My first post to Vir Ex Anthropos: Hero From Humanity
It would behoove me to first describe my goals for this project:
1) To explore the idea of what it means to become a hero.
2) To act as a development journal to my 'hero indexing' application that will be discussed shortly.
Due to the two-fold nature of the project, discussion will most likely alter between technical exposition and prose, between right-brain poetry and left-brain poetry.
Were I an ancient Greek, I would now invoke a muse. As I am a modern Christian, I will invoke a modern translation of an ancient passage: Humanists and Atheists, vouchsafe I have left my soapbox in my other, more private journal.
Hebrews 11:32And what more shall I say?

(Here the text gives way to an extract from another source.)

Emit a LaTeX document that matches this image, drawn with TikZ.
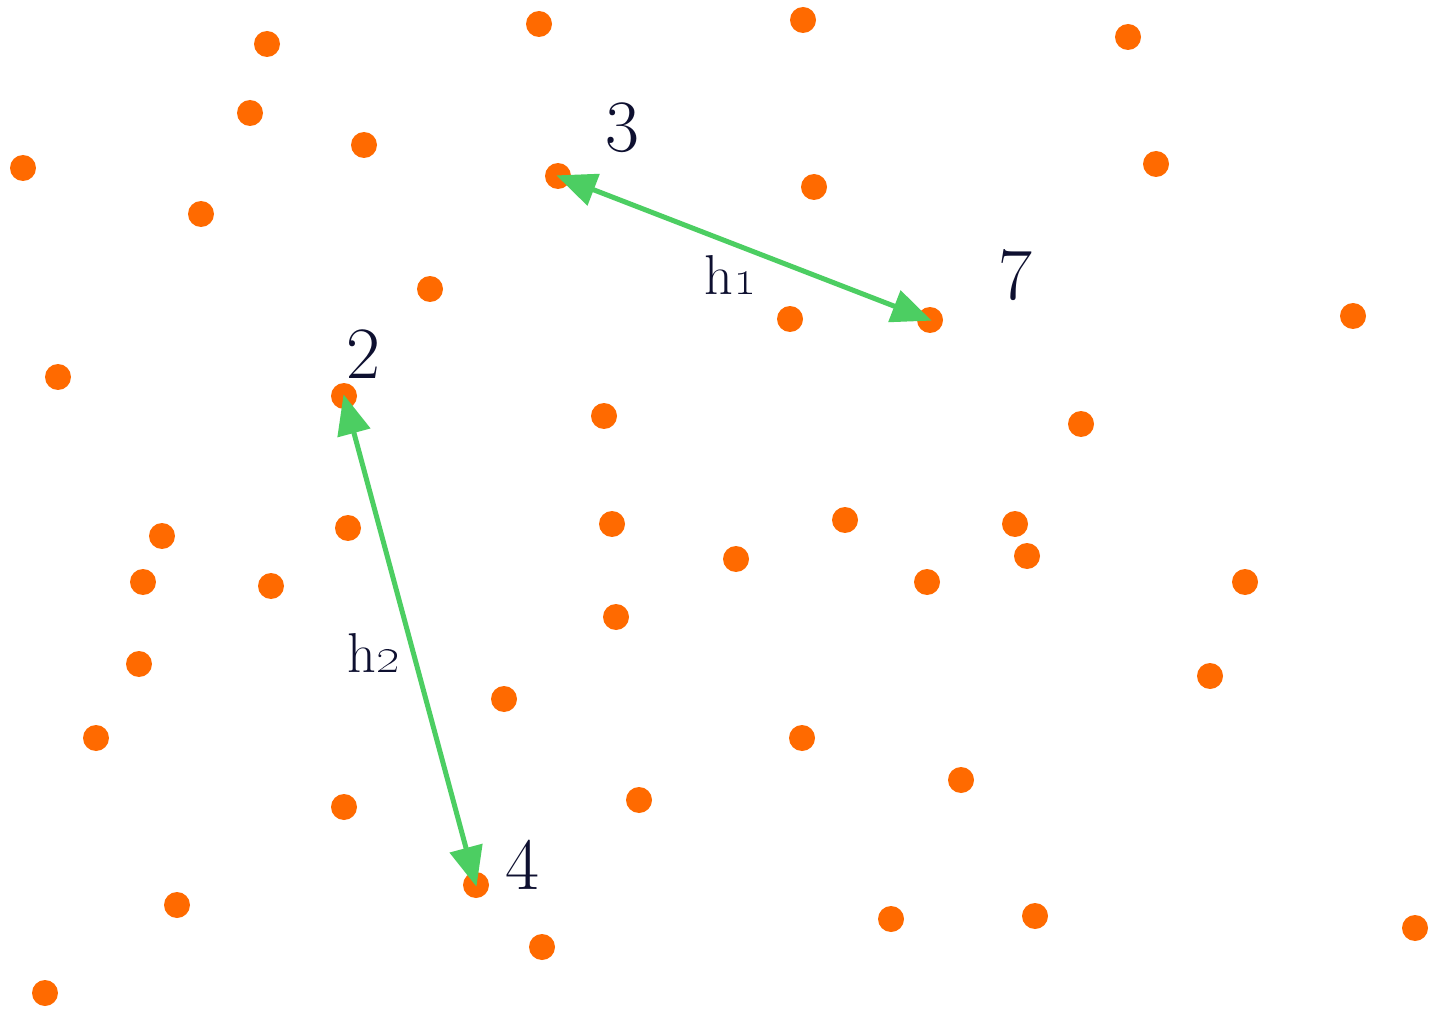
\documentclass[tikz,border=0pt]{standalone}
\usetikzlibrary{arrows.meta}
\definecolor{dotc}{RGB}{255,106,0}
\definecolor{arrc}{RGB}{76,206,98}
\definecolor{txtc}{RGB}{14,16,48}
\begin{document}
\begin{tikzpicture}[x=0.02cm,y=-0.02cm,
  dot/.style={circle,fill=dotc,draw=none,minimum size=0.52cm,inner sep=0pt},
  dist/.style={arrc,line width=0.1cm,{Triangle[length=0.8cm,width=0.66cm]}-{Triangle[length=0.8cm,width=0.66cm]},shorten <=-1pt,shorten >=-1pt},
  numlab/.style={text=txtc,font=\fontsize{42}{42}\selectfont,inner sep=0pt},
  hlab/.style={text=txtc,font=\fontsize{32}{32}\selectfont,inner sep=0pt}]
\useasboundingbox[fill=white] (0,0) rectangle (1433,1013);
\foreach \n/\x/\y in {1/267/44,2/539/24,3/803/20,4/1128/37,5/250/113,6/364/145,7/23/168,8/201/214,9/558/176,10/814/187,11/1156/164,12/430/289,13/790/319,14/930/320,15/1353/316,16/58/377,17/344/396,18/604/416,19/1081/424,20/162/536,21/348/528,22/612/524,23/845/520,24/1015/524,25/1027/556,26/736/559,27/143/582,28/271/586,29/927/582,30/1245/582,31/616/617,32/139/664,33/504/699,34/1210/676,35/96/738,36/802/738,37/961/780,38/344/807,39/639/800,40/177/905,41/476/885,42/891/919,43/1035/916,44/1415/928,45/542/947,46/45/993}
  \node[dot] (p\n) at (\x,\y) {};
\draw[dist] (p9.center) -- (p14.center);
\draw[dist] (p17.center) -- (p41.center);
\node[numlab] (l3) at (622,128) {3};
\node[numlab] (l7) at (1015,275) {7};
\node[numlab] (l2) at (363,354) {2};
\node[numlab] (l4) at (522,865) {4};
\node[hlab] (h1) at (731,275) {h\oldstylenums{1}};
\node[hlab] (h2) at (374,653) {h\oldstylenums{2}};
\end{tikzpicture}
\end{document}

I do not have time to tell about Gideon, Barak, Samson, Jephthah, David, Samuel and the prophets, 33who through faith conquered kingdoms, administered justice, and gained what was promised; who shut the mouths of lions, 34quenched the fury of the flames, and escaped the edge of the sword; whose weakness was turned to strength; and who became powerful in battle and routed foreign armies. 35Women received back their dead, raised to life again. Others were tortured and refused to be released, so that they might gain a better resurrection. 36Some faced jeers and flogging, while still others were chained and put in prison. 37They were stoned; they were sawed in two; they were put to death by the sword. They went about in sheepskins and goatskins, destitute, persecuted and mistreated— 38the world was not worthy of them.

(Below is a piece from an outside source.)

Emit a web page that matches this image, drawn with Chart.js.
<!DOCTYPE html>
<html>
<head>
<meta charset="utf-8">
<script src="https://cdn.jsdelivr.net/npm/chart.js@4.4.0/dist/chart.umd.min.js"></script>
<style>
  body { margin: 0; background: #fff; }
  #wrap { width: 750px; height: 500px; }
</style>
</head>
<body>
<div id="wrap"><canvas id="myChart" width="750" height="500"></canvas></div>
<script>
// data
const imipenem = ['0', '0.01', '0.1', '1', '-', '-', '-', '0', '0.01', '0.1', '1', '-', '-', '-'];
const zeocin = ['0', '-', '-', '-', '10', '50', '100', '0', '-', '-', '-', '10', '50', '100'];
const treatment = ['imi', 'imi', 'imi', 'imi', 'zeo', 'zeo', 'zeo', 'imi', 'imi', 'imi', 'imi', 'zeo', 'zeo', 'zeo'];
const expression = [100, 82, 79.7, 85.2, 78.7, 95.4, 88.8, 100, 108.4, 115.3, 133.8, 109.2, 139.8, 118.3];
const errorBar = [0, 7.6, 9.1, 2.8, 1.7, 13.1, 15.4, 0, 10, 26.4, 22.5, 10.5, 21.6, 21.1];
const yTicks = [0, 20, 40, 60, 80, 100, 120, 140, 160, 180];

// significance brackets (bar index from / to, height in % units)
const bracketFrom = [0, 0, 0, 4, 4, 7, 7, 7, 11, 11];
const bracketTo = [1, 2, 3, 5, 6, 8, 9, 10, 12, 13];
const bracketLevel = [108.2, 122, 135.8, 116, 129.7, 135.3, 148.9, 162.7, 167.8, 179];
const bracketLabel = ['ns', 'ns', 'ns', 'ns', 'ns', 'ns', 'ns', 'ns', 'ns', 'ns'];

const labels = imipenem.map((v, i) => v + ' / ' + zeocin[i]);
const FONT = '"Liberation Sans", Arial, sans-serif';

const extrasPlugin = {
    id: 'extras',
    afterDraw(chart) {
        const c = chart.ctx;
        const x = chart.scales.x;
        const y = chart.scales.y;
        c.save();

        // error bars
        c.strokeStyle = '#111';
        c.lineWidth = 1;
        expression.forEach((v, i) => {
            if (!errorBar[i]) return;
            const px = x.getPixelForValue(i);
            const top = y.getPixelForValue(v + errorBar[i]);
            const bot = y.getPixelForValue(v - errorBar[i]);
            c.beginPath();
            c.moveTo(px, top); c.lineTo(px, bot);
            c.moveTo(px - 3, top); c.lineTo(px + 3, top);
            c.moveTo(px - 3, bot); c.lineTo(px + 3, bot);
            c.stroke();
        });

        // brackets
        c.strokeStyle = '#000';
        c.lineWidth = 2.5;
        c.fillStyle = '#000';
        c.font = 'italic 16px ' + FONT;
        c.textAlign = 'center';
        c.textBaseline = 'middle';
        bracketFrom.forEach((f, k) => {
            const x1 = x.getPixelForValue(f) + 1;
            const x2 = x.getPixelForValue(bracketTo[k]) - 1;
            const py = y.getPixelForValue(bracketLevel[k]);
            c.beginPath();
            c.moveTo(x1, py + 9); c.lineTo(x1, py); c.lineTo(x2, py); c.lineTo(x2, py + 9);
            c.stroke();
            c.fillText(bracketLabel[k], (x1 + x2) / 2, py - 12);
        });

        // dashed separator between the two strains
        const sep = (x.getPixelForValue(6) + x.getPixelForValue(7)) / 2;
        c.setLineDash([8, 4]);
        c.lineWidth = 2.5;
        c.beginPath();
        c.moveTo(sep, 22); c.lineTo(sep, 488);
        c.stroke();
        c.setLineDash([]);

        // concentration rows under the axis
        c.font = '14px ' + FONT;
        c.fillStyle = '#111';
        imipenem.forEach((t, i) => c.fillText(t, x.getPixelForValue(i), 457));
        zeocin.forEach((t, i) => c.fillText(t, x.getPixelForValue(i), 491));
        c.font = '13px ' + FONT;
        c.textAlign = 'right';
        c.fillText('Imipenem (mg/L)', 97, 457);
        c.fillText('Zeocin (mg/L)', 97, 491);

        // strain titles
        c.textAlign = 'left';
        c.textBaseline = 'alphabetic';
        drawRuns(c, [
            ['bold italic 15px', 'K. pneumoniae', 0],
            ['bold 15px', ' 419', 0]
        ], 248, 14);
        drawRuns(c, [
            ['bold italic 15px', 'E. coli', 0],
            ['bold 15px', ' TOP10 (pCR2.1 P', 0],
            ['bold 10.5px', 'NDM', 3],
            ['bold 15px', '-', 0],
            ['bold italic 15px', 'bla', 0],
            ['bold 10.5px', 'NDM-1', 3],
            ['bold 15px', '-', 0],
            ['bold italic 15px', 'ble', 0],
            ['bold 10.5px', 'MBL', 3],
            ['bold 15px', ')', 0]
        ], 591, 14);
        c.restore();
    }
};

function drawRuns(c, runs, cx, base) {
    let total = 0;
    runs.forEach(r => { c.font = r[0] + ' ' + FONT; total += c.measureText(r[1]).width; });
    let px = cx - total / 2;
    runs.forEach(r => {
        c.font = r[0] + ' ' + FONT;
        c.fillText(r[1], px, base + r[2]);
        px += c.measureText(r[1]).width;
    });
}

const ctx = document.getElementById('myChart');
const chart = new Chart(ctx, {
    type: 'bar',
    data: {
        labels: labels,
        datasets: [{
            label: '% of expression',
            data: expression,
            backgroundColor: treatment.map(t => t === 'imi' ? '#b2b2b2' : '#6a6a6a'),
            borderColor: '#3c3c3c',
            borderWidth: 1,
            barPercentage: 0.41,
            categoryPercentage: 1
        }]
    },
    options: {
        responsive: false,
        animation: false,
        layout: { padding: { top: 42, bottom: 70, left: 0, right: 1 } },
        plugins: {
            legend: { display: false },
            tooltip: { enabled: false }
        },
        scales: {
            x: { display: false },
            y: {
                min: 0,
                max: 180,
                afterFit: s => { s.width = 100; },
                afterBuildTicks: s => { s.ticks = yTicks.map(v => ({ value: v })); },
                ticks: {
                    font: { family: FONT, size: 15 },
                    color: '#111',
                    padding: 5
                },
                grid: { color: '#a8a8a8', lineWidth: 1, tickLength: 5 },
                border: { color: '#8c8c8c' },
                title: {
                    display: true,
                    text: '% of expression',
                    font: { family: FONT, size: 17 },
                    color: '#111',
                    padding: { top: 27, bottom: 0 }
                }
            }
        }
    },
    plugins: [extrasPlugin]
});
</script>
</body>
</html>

What then of heroes? Those who by faith, in God and in His promises, stood as on rocks in the desert, who both turned aside the blades of swords and were slain, who both died and lived... The author of Hebrews has not time to tell of their stories, and now do I. But the incredible thing about this passage, in context, is that the author insists that all can aspire to these qualities. All can grasp hold of his immortality, all can put aside the temporal and the failing to put on eternity, and walk in victory. And, though I have not the time nor the diction nor the meter to describe their exploits, the watching world does.
And has.
And, should my project have it's way, the watching world will: and as Hebrews 13 goes on to preach didactically: it will not forget those who were imprisoned, or jailed, or persecuted for their stand on faith and on heroism and on courage. Their humility and their sacrifice.

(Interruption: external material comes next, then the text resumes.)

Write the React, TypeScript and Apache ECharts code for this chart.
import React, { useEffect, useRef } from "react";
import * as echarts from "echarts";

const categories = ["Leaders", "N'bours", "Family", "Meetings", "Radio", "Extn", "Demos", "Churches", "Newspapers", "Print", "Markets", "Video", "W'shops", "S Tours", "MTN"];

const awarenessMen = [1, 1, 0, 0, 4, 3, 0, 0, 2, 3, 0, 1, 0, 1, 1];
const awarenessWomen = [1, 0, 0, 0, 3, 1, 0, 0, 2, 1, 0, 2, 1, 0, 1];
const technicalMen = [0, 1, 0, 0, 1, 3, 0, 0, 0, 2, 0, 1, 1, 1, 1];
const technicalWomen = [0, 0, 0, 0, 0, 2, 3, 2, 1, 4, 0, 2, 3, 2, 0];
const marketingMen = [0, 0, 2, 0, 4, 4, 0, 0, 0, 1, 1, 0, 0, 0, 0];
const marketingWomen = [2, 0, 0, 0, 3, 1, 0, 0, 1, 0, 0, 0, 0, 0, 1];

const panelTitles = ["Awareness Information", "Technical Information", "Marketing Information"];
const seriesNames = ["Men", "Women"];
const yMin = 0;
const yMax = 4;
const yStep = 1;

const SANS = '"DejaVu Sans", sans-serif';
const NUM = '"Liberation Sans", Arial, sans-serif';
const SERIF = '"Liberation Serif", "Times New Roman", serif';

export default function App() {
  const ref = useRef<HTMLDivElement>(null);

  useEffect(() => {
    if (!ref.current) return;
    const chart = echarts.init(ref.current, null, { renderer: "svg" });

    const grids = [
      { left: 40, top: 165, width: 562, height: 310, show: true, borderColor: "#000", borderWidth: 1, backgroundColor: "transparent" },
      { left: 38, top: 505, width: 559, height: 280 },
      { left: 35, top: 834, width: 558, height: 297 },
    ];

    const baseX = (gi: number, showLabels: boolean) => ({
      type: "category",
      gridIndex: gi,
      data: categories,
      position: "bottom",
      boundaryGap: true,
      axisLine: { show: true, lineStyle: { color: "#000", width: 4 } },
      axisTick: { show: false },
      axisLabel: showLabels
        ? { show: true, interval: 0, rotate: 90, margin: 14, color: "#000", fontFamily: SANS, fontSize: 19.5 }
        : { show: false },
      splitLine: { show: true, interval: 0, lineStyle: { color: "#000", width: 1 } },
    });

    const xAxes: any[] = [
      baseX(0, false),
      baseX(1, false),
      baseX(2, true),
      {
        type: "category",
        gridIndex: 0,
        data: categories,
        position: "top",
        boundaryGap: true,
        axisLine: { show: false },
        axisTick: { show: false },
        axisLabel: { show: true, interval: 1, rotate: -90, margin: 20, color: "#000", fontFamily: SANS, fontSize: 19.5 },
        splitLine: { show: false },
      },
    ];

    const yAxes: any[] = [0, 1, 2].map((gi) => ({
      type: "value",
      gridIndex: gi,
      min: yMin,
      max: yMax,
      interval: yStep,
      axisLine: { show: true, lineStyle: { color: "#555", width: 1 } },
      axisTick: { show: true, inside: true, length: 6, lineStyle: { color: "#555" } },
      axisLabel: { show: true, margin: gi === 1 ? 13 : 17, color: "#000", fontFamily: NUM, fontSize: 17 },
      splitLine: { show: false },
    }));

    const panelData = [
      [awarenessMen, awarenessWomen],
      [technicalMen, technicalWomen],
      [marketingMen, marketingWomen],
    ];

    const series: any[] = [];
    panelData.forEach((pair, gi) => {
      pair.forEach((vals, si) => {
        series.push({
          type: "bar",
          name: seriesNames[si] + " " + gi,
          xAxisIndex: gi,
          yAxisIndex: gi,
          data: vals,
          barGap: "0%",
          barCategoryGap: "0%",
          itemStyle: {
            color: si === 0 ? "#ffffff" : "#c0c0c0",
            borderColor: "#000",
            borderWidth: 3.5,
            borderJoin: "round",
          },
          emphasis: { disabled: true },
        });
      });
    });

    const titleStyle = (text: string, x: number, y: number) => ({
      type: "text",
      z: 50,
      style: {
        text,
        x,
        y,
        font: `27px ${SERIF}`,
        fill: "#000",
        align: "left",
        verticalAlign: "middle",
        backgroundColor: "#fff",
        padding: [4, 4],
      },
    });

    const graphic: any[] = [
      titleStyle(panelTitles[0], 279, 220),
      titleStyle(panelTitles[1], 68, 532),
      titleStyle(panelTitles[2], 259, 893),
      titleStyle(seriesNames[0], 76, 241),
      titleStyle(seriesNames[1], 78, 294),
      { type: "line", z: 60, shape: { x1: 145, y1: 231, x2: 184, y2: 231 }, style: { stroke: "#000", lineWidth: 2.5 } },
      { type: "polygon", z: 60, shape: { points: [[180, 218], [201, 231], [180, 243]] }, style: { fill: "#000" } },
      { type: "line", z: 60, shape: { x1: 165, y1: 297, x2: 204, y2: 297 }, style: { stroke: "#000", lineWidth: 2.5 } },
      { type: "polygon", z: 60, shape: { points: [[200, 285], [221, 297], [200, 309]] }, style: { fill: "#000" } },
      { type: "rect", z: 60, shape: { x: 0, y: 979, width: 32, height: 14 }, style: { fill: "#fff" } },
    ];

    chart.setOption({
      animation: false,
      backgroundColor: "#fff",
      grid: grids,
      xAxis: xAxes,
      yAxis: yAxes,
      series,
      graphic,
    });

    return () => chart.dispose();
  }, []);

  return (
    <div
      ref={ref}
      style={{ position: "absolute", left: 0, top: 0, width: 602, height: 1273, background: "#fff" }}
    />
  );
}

My project will be a collaborative effort by any who have the time to take fingers to keys and spill their hearts on behalf of those too noble to aggrandize self by spilling their own. The world will tell tales of the exploits of heroes, mothers and fathers, brothers and sisters, firemen and doctors. They will tell stories of heroes. And the world will listen.
And my part will be to develop a system to process these stories, to collect them and to index them, to link them, to show that we all tell of a story of, to borrow from Campbell, a Hero with a Thousand Faces - and perhaps, with luck, and dedication, we will all see the development of a new sort of hero, not one born of ancient myth and bards, but of modern day Man and Woman.
We will see a hero in the very face of mankind.